Requirements:
In the records below, reproduce exactly the lines from the one containing "Reproduce this chart with matplotlib." through the one containing "cxcl2_err = [0.3, 23, 9.5, 2.4, 7.5]", both included, and omit the pictures.
____ Working data
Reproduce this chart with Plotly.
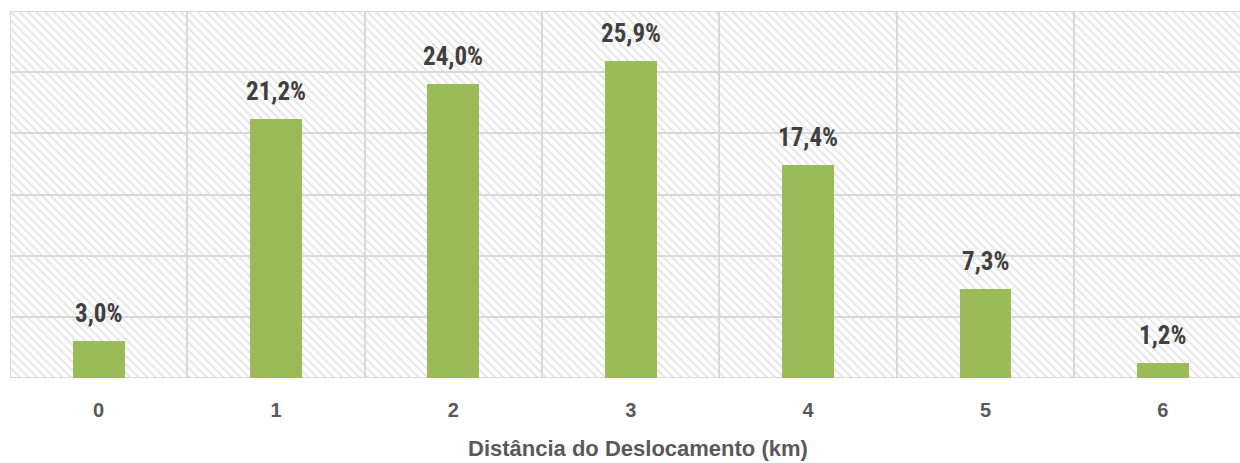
import plotly.graph_objects as go

categories = [0, 1, 2, 3, 4, 5, 6]
values = [3.0, 21.2, 24.0, 25.9, 17.4, 7.3, 1.2]
labels = ["3,0%", "21,2%", "24,0%", "25,9%", "17,4%", "7,3%", "1,2%"]
y_max = 30
y_step = 5
x_title = "Distância do Deslocamento (km)"

NARROW = "Liberation Sans Narrow, Arial Narrow, Roboto Condensed, Liberation Sans, Arial, sans-serif"
WIDE = "Liberation Sans, Arial, sans-serif"

# background hatched grid cells
n_rows = int(y_max / y_step)
bg_x, bg_base, bg_y = [], [], []
for c in categories:
    for r in range(n_rows):
        bg_x.append(c)
        bg_base.append(r * y_step)
        bg_y.append(y_step)

fig = go.Figure()
fig.add_trace(go.Bar(
    x=bg_x, y=bg_y, base=bg_base, width=1,
    marker=dict(color="white",
                line=dict(color="#d9d9d9", width=2),
                pattern=dict(shape="\\", fgcolor="#cccccc", bgcolor="white",
                             size=6, solidity=0.35)),
    hoverinfo="skip", showlegend=False,
))
fig.add_trace(go.Bar(
    x=categories, y=values, width=0.293,
    marker=dict(color="#9BBB59", line=dict(width=0)),
    showlegend=False,
))

for c, v, t in zip(categories, values, labels):
    fig.add_annotation(x=c, y=v, text=f"<b>{t}</b>", showarrow=False,
                       yanchor="bottom", yshift=11,
                       font=dict(family=NARROW, size=25, color="#404040"))

fig.add_annotation(xref="paper", yref="paper", x=0.5, y=0, xshift=13, yshift=-70,
                   yanchor="middle", text=f"<b>{x_title}</b>", showarrow=False,
                   font=dict(family=WIDE, size=22, color="#595959"))

fig.update_layout(
    width=1240, height=463,
    margin=dict(l=10, r=0, t=11, b=85),
    barmode="overlay",
    plot_bgcolor="white", paper_bgcolor="white",
    bargap=0,
)
fig.update_xaxes(
    range=[-0.5, 6.435], tickvals=categories,
    ticktext=[f"<b>{c}</b>" for c in categories],
    showgrid=False, zeroline=False, showline=False,
    ticks="outside", ticklen=14, tickcolor="rgba(0,0,0,0)",
    tickfont=dict(family=WIDE, size=20, color="#595959"),
)
fig.update_yaxes(range=[0, y_max], showticklabels=False, showgrid=False,
                 zeroline=False, showline=False)

fig.write_html("out.html")
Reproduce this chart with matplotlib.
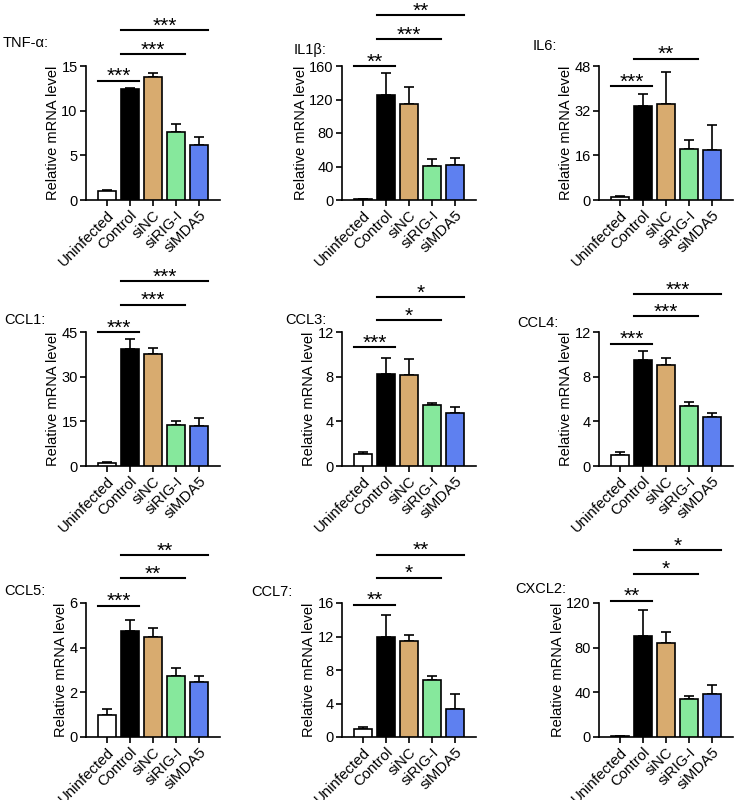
import matplotlib
matplotlib.use('Agg')
import matplotlib.pyplot as plt
import numpy as np

plt.rcParams['font.family'] = ['Liberation Sans', 'DejaVu Sans']

groups = ['Uninfected', 'Control', 'siNC', 'siRIG-I', 'siMDA5']
colors = ['#ffffff', '#000000', '#d8ab6f', '#86e89c', '#5e80f0']

genes = ['TNF-α:', 'IL1β:', 'IL6:', 'CCL1:', 'CCL3:', 'CCL4:', 'CCL5:', 'CCL7:', 'CXCL2:']
yticks = [
    [0, 5, 10, 15],
    [0, 40, 80, 120, 160],
    [0, 16, 32, 48],
    [0, 15, 30, 45],
    [0, 4, 8, 12],
    [0, 4, 8, 12],
    [0, 2, 4, 6],
    [0, 4, 8, 12, 16],
    [0, 40, 80, 120],
]

tnf = [1.0, 12.4, 13.8, 7.65, 6.2]
tnf_err = [0.08, 0.1, 0.45, 0.9, 0.85]
il1b = [1.0, 125.7, 115, 40.3, 42.3]
il1b_err = [0.5, 26, 20, 8.4, 8.4]
il6 = [0.95, 33.6, 34.3, 18.2, 17.9]
il6_err = [0.6, 4.5, 11.6, 3.2, 9.1]
ccl1 = [1.0, 39.4, 37.5, 13.8, 13.5]
ccl1_err = [0.35, 3.4, 2.0, 1.2, 2.6]
ccl3 = [1.04, 8.28, 8.13, 5.45, 4.79]
ccl3_err = [0.18, 1.4, 1.49, 0.15, 0.5]
ccl4 = [0.98, 9.53, 9.08, 5.36, 4.41]
ccl4_err = [0.3, 0.74, 0.62, 0.39, 0.3]
ccl5 = [1.0, 4.76, 4.5, 2.75, 2.46]
ccl5_err = [0.24, 0.48, 0.39, 0.34, 0.27]
ccl7 = [0.95, 11.9, 11.5, 6.83, 3.37]
ccl7_err = [0.24, 2.66, 0.67, 0.4, 1.79]
cxcl2 = [1.0, 90.8, 84.3, 34.2, 38.7]
cxcl2_err = [0.3, 23, 9.5, 2.4, 7.5]

means = [tnf, il1b, il6, ccl1, ccl3, ccl4, ccl5, ccl7, cxcl2]
errs = [tnf_err, il1b_err, il6_err, ccl1_err, ccl3_err, ccl4_err, ccl5_err, ccl7_err, cxcl2_err]

# significance: (group i, group j, stars)
sig = [
    [(0, 1, '***'), (1, 3, '***'), (1, 4, '***')],
    [(0, 1, '**'), (1, 3, '***'), (1, 4, '**')],
    [(0, 1, '***'), (1, 3, '**')],
    [(0, 1, '***'), (1, 3, '***'), (1, 4, '***')],
    [(0, 1, '***'), (1, 3, '*'), (1, 4, '*')],
    [(0, 1, '***'), (1, 3, '***'), (1, 4, '***')],
    [(0, 1, '***'), (1, 3, '**'), (1, 4, '**')],
    [(0, 1, '**'), (1, 3, '*'), (1, 4, '**')],
    [(0, 1, '**'), (1, 3, '*'), (1, 4, '*')],
]
# bracket heights as fraction of y-axis top
sig_levels = [
    [0.89, 1.09, 1.265],
    [1.0, 1.20, 1.38],
    [0.85, 1.055],
    [1.0, 1.205, 1.38],
    [0.888, 1.087, 1.26],
    [0.913, 1.117, 1.285],
    [0.98, 1.184, 1.357],
    [0.988, 1.19, 1.36],
    [1.017, 1.22, 1.395],
]

W, H = 740, 800
fig = plt.figure(figsize=(W / 100, H / 100), dpi=100)

col_x = [86, 342, 599]
row_bottom = [200, 466, 737]
title_pos = [(3, 43), (294, 50), (533, 46), (4, 320), (285, 320), (517, 323),
             (4, 591), (251, 592), (515, 589)]
bw = 0.78
x = np.arange(len(groups))

for k in range(9):
    r, c = divmod(k, 3)
    ax = fig.add_axes([col_x[c] / W, 1 - row_bottom[r] / H, 134 / W, 134 / H])
    ax.bar(x, means[k], width=bw, color=colors, edgecolor='black', linewidth=1.2, zorder=3)
    ax.errorbar(x, means[k], yerr=[np.zeros(5), errs[k]], fmt='none', ecolor='black',
                elinewidth=1.2, capsize=3.5, capthick=1.2, zorder=2)
    ax.set_xlim(-0.9, 4.9)
    ax.set_ylim(0, yticks[k][-1])
    ax.set_yticks(yticks[k])
    ax.set_xticks(x)
    ax.set_xticklabels(groups, rotation=45, ha='right', rotation_mode='anchor')
    ax.tick_params(axis='y', labelsize=10.5, width=1.2, length=4, pad=2)
    ax.tick_params(axis='x', labelsize=10.8, width=1.2, length=4, pad=2)
    ax.set_ylabel('Relative mRNA level', fontsize=10.5, labelpad=1)
    for s in ['top', 'right']:
        ax.spines[s].set_visible(False)
    for s in ['left', 'bottom']:
        ax.spines[s].set_linewidth(1.2)

    top = yticks[k][-1]
    for (i, j, stars), lvl in zip(sig[k], sig_levels[k]):
        yy = lvl * top
        ax.plot([i - bw / 2, j + bw / 2], [yy, yy], color='black', lw=1.5, clip_on=False)
        ax.annotate(stars, xy=((i + j) / 2, yy), xytext=(0, -4), textcoords='offset points',
                    ha='center', va='bottom', fontsize=15, annotation_clip=False)

    tx, ty = title_pos[k]
    fig.text(tx / W, 1 - ty / H, genes[k], fontsize=10.5, ha='left', va='center')

fig.savefig('out.png', dpi=100)
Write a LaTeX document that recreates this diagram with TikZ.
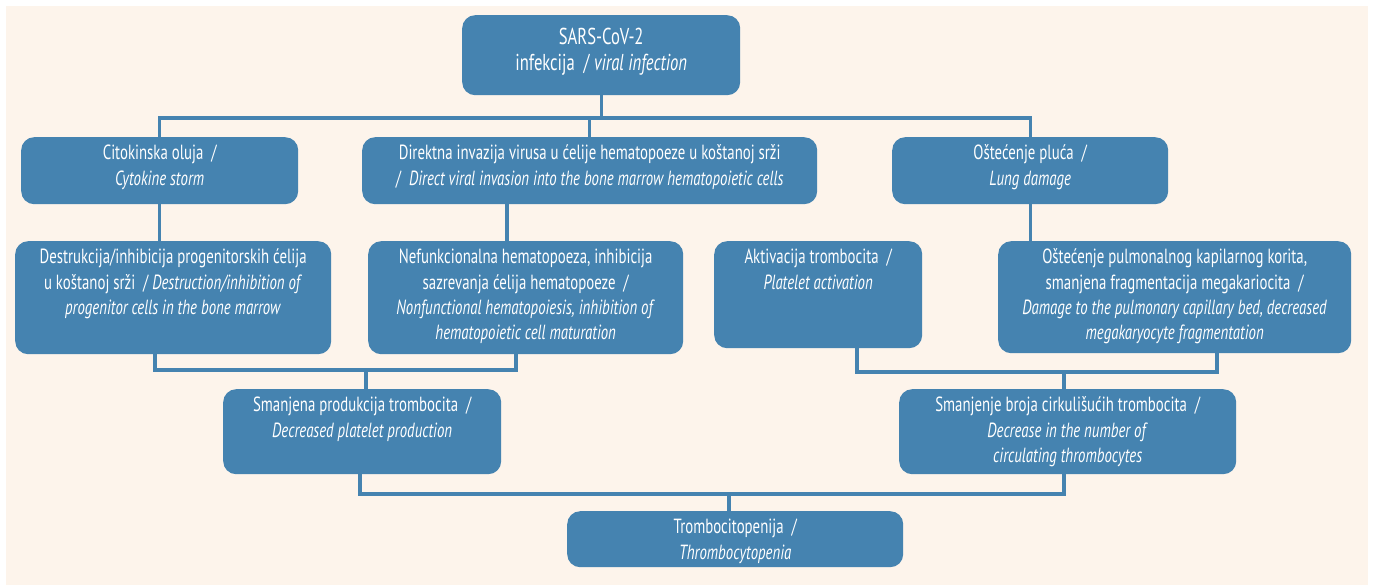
\documentclass[tikz,border=0pt]{standalone}
\usepackage{fontspec}
\setmainfont{PT Sans}[FakeStretch=0.723]
\usetikzlibrary{backgrounds}
\definecolor{boxblue}{RGB}{69,131,176}
\definecolor{bgcream}{RGB}{253,244,235}
\tikzset{
  boxst/.style={fill=boxblue, draw=none, rounded corners=13pt, inner sep=0pt, anchor=north west},
  txt/.style={text=white, align=center, inner sep=0pt, anchor=north, font={\fontsize{20.5}{25.3}\selectfont}},
  bigtxt/.style={txt, font={\fontsize{23}{26}\selectfont}},
  conn/.style={draw=boxblue, line width=3.2pt, line cap=rect}
}
\newcommand\mybox[8]{%
  \node[boxst, minimum width={(#4-#2)*1pt}, minimum height={(#5-#3)*1pt}] (#1) at (#2,#3) {};
  \node[#7] (#1t) at ([yshift=-#6pt]#1.north) {\rule{0pt}{15pt}#8};
}
\begin{document}
\begin{tikzpicture}[x=1pt,y=-1pt]
\useasboundingbox (0,0) rectangle (1373,586);
\coordinate (h1) at (0,118);
\coordinate (h2) at (0,370);
\coordinate (h3) at (0,372);
\coordinate (h4) at (0,494);
\coordinate (vdir) at (507,0);
\coordinate (vdes) at (155,0);
\coordinate (vnef) at (516,0);
\coordinate (vsp) at (366,0);
\coordinate (vakt) at (857,0);
\coordinate (vpul) at (1217,0);
\coordinate (vsb) at (1064,0);
\coordinate (vspb) at (360,0);
\coordinate (vtr) at (729,0);
% boxes
\mybox{sars}{462}{15}{740}{95}{13}{bigtxt}{SARS-CoV-2\\infekcija~~/ \textit{viral infection}}
\mybox{cit}{21}{137}{298}{204}{7.5}{txt}{Citokinska oluja~~/\\\textit{Cytokine storm}}
\mybox{dir}{362}{137}{817}{204}{7.5}{txt}{Direktna invazija virusa u ćelije hematopoeze u koštanoj srži\\/~~\textit{Direct viral invasion into the bone marrow hematopoietic cells}}
\mybox{pluc}{892}{137}{1168}{204}{7.5}{txt}{Oštećenje pluća~~/\\\textit{Lung damage}}
\mybox{des}{15}{241}{331}{354}{7.5}{txt}{Destrukcija/inhibicija progenitorskih ćelija\\u koštanoj srži~~/ \textit{Destruction/inhibition of}\\\textit{progenitor cells in the bone marrow}}
\mybox{nef}{368}{241}{683}{354}{7.5}{txt}{Nefunkcionalna hematopoeza, inhibicija\\sazrevanja ćelija hematopoeze~~/\\\textit{Nonfunctional hematopoiesis, inhibition of}\\\textit{hematopoietic cell maturation}}
\mybox{akt}{714}{241}{922}{348}{7.5}{txt}{Aktivacija trombocita~~/\\\textit{Platelet activation}}
\mybox{pul}{998}{241}{1351}{353}{7.5}{txt}{Oštećenje pulmonalnog kapilarnog korita,\\smanjena fragmentacija megakariocita~~/\\\textit{Damage to the pulmonary capillary bed, decreased}\\\textit{megakaryocyte fragmentation}}
\mybox{sp}{223}{389}{501}{474}{7.5}{txt}{Smanjena produkcija trombocita~~/\\\textit{Decreased platelet production}}
\mybox{sb}{899}{389}{1236}{474}{7.5}{txt}{Smanjenje broja cirkulišućih trombocita~~/\\\textit{Decrease in the number of}\\\textit{circulating thrombocytes}}
\mybox{tr}{567}{511}{903}{567}{7.5}{txt}{Trombocitopenija~~/\\\textit{Thrombocytopenia}}
\begin{scope}[on background layer]
\fill[white] (0,0) rectangle (1373,586);
\fill[bgcream] (6,6) rectangle (1368,585);
% level 1
\draw[conn] (sars.south) -- (sars.south |- h1);
\draw[conn] (cit.north) -- (cit.north |- h1) -- (pluc.north |- h1) -- (pluc.north);
\draw[conn] (dir.north) -- (dir.north |- h1);
% level 2
\draw[conn] (cit.south) -- (cit.south |- des.north);
\draw[conn] (vdir |- dir.south) -- (vdir |- nef.north);
\draw[conn] (pluc.south) -- (pluc.south |- pul.north);
% level 3
\draw[conn] (vdes |- des.south) -- (vdes |- h2) -- (vnef |- h2) -- (vnef |- nef.south);
\draw[conn] (vsp |- h2) -- (vsp |- sp.north);
\draw[conn] (vakt |- akt.south) -- (vakt |- h3) -- (vpul |- h3) -- (vpul |- pul.south);
\draw[conn] (vsb |- h3) -- (vsb |- sb.north);
% level 4
\draw[conn] (vspb |- sp.south) -- (vspb |- h4) -- (vsb |- h4) -- (vsb |- sb.south);
\draw[conn] (vtr |- h4) -- (vtr |- tr.north);
\end{scope}
\end{tikzpicture}
\end{document}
________
Task output:
Reproduce this chart with matplotlib.
import matplotlib
matplotlib.use('Agg')
import matplotlib.pyplot as plt
import numpy as np

plt.rcParams['font.family'] = ['Liberation Sans', 'DejaVu Sans']

groups = ['Uninfected', 'Control', 'siNC', 'siRIG-I', 'siMDA5']
colors = ['#ffffff', '#000000', '#d8ab6f', '#86e89c', '#5e80f0']

genes = ['TNF-α:', 'IL1β:', 'IL6:', 'CCL1:', 'CCL3:', 'CCL4:', 'CCL5:', 'CCL7:', 'CXCL2:']
yticks = [
    [0, 5, 10, 15],
    [0, 40, 80, 120, 160],
    [0, 16, 32, 48],
    [0, 15, 30, 45],
    [0, 4, 8, 12],
    [0, 4, 8, 12],
    [0, 2, 4, 6],
    [0, 4, 8, 12, 16],
    [0, 40, 80, 120],
]

tnf = [1.0, 12.4, 13.8, 7.65, 6.2]
tnf_err = [0.08, 0.1, 0.45, 0.9, 0.85]
il1b = [1.0, 125.7, 115, 40.3, 42.3]
il1b_err = [0.5, 26, 20, 8.4, 8.4]
il6 = [0.95, 33.6, 34.3, 18.2, 17.9]
il6_err = [0.6, 4.5, 11.6, 3.2, 9.1]
ccl1 = [1.0, 39.4, 37.5, 13.8, 13.5]
ccl1_err = [0.35, 3.4, 2.0, 1.2, 2.6]
ccl3 = [1.04, 8.28, 8.13, 5.45, 4.79]
ccl3_err = [0.18, 1.4, 1.49, 0.15, 0.5]
ccl4 = [0.98, 9.53, 9.08, 5.36, 4.41]
ccl4_err = [0.3, 0.74, 0.62, 0.39, 0.3]
ccl5 = [1.0, 4.76, 4.5, 2.75, 2.46]
ccl5_err = [0.24, 0.48, 0.39, 0.34, 0.27]
ccl7 = [0.95, 11.9, 11.5, 6.83, 3.37]
ccl7_err = [0.24, 2.66, 0.67, 0.4, 1.79]
cxcl2 = [1.0, 90.8, 84.3, 34.2, 38.7]
cxcl2_err = [0.3, 23, 9.5, 2.4, 7.5]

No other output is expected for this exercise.